Strategic planning requires a significant investment of time and resources in its implementation. This can be explained by stricter requirements for the strategic planning.Want an expert to write a paper for you Talk to an operator now
It must be flexible to respond to changes within the organization and environment. The number of workers in strategic planning is higher than in the perspective. The negative consequences of wrong strategic planning are more serious than of the tactic.
Most western companies believe that the mechanisms of strategic planning should be improved. Features of strategic planning should be additional to current.
Creation of the enterprise organizational culture must be supplemented by tactic, allowing implementing a strategy. Incentive system flexible for management must also exist.
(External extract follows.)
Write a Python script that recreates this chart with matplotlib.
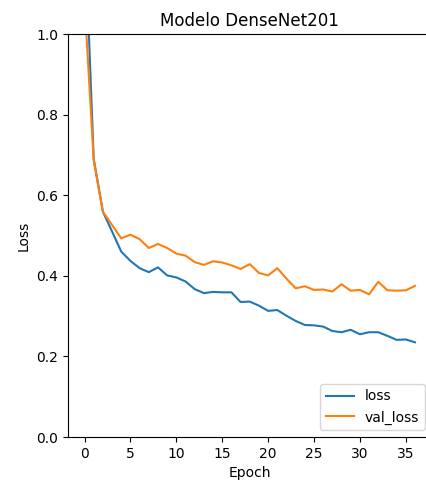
import matplotlib
matplotlib.use("Agg")
import matplotlib.pyplot as plt

epochs = list(range(37))
loss = [1.28, 0.69, 0.559, 0.51, 0.46, 0.437, 0.419, 0.409, 0.421, 0.401,
        0.396, 0.386, 0.367, 0.357, 0.360, 0.359, 0.359, 0.335, 0.336, 0.326,
        0.313, 0.315, 0.301, 0.288, 0.278, 0.277, 0.274, 0.263, 0.260, 0.266,
        0.255, 0.260, 0.260, 0.251, 0.241, 0.242, 0.235]
val_loss = [1.08, 0.687, 0.559, 0.526, 0.493, 0.502, 0.491, 0.469, 0.479, 0.469,
            0.455, 0.450, 0.434, 0.427, 0.436, 0.433, 0.426, 0.417, 0.429, 0.407,
            0.401, 0.419, 0.393, 0.369, 0.374, 0.365, 0.366, 0.361, 0.379, 0.363,
            0.365, 0.354, 0.385, 0.364, 0.363, 0.364, 0.375]

fig = plt.figure(figsize=(4.26, 4.86), dpi=100)
ax = fig.add_axes([68/426, 49/486, (431.5-68)/426, (437-34)/486])
ax.plot(epochs, loss, label="loss")
ax.plot(epochs, val_loss, label="val_loss")
ax.set_ylim(0, 1.0)
ax.set_title("Modelo DenseNet201")
ax.set_xlabel("Epoch")
ax.set_ylabel("Loss")
ax.legend(loc="lower right")
fig.savefig("out.png", dpi=100)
Therefore, the creation of strategic planning should start from bringing order to the control system, improving company management culture, strengthening of executive discipline, and improving the data processing. These all are the tactic issues, or management by objectives (Williams, 2011).
Short-term plans emanating from the strategic are called tactics.
To consider the advantages and disadvantages of tactical planning, some characteristics of tactical plans must be explored. First of all, tactics should be developed within the strategy. Secondly, tactics developed at the level of middle management. Thirdly, tactics designed for a shorter period of time than a strategy.
While the results of the strategy cannot be fully detected in a few years, the tactical results usually occur very quickly, and relate to specific actions.
At the same time, tactical plans distract some resources to strategic objectives. When solving tactical problems, leader can escape from the vision of the organization. It is a disadvantage of the tactic planning in leadership.
It should be mentioned that the both kinds of planning have advantages and disadvantages. Chuck Williams (2011) characterized pros and cons of the process of the planning. Pros of planning in leadership are:
- persistence, which can keep the results of the performance of organization,
- direction, which can provide the way of moving,
- intensified effort (all staff, managers, and employees intensify their efforts, when they act according to the plan).
- creation of task strategy (staff can think about a better way to do a job).
Cons of planning involve the false sense of certainty. A company does not know the exact future, but the whole process of planning can create this sense. Sometimes plans also impede change and adaptation. It means that the leadership can be less flexible to the changes of environment. Third pitfall of planning is the detachment of planners. Detachment leads planners to plan for things they do not understand (Mintzberg, 1994).
Decision-making process is choosing a solution from the available alternatives. Rational decision-making is a systematic process where managers evaluate alternatives, define problems, and choose the optimal solution that provides maximum advantages to their organizations (Williams, 2011). The process of right decision-making includes a range of issues. The successful leader should:
1) Define a problem.
Problem is not only the issue without a solution, but also an opportunity. The information about a problem must be relevant and pertinent.
2) Identify decision criteria, weight the criteria, and formulate constraints.
Restrictions limit the possibility of resources to work, and that can make decisions more realistic. Criteria are the standard which will evaluate the way of the organization. Criteria can be quantitative or qualitative.
3) Generate alternative courses.
In this case, it is necessary to consider the time and cost of the selection process.
4) Evaluate each alternative.
There are a few methods of evaluation. The best of them are the method of average estimation of alternative project earnings, the method of risk consideration, and point rating method.
5) Compute the optimal decision.
Search of the optimal solution is difficult; usually a satisfactory solution is chosen.
Solution is the choice of alternative. The ability to make management decisions develops because of experience. Everyday solutions manager makes without a systematic reflection. Long-term solutions must be thought out. Decision-making is a systematic process in management. The responsibility for making decisions and the consequences for the whole company are the reasons for this.
Programmed organizational decision is the result of the implementation of a programmed organizational decision. It is the result of the implementation of a sequence of step and action sequence. Wrong solutions arise when it is impossible to make a sequence of steps.
There are three main types of management decisions:
1) Intuitive decisions, which are based on the feelings of the manager. According to many successful leaders, many decisions (80%) are based on intuition.
2) Management decisions, which are based on knowledge and experience gained in the past.
3) Rational decisions which are based on the objective analytical process (Clayton, 1980).
Almost all management decisions have negative consequences. Nevertheless, a good leader must understand that the absence of decision has a worse outcome than a bad decision.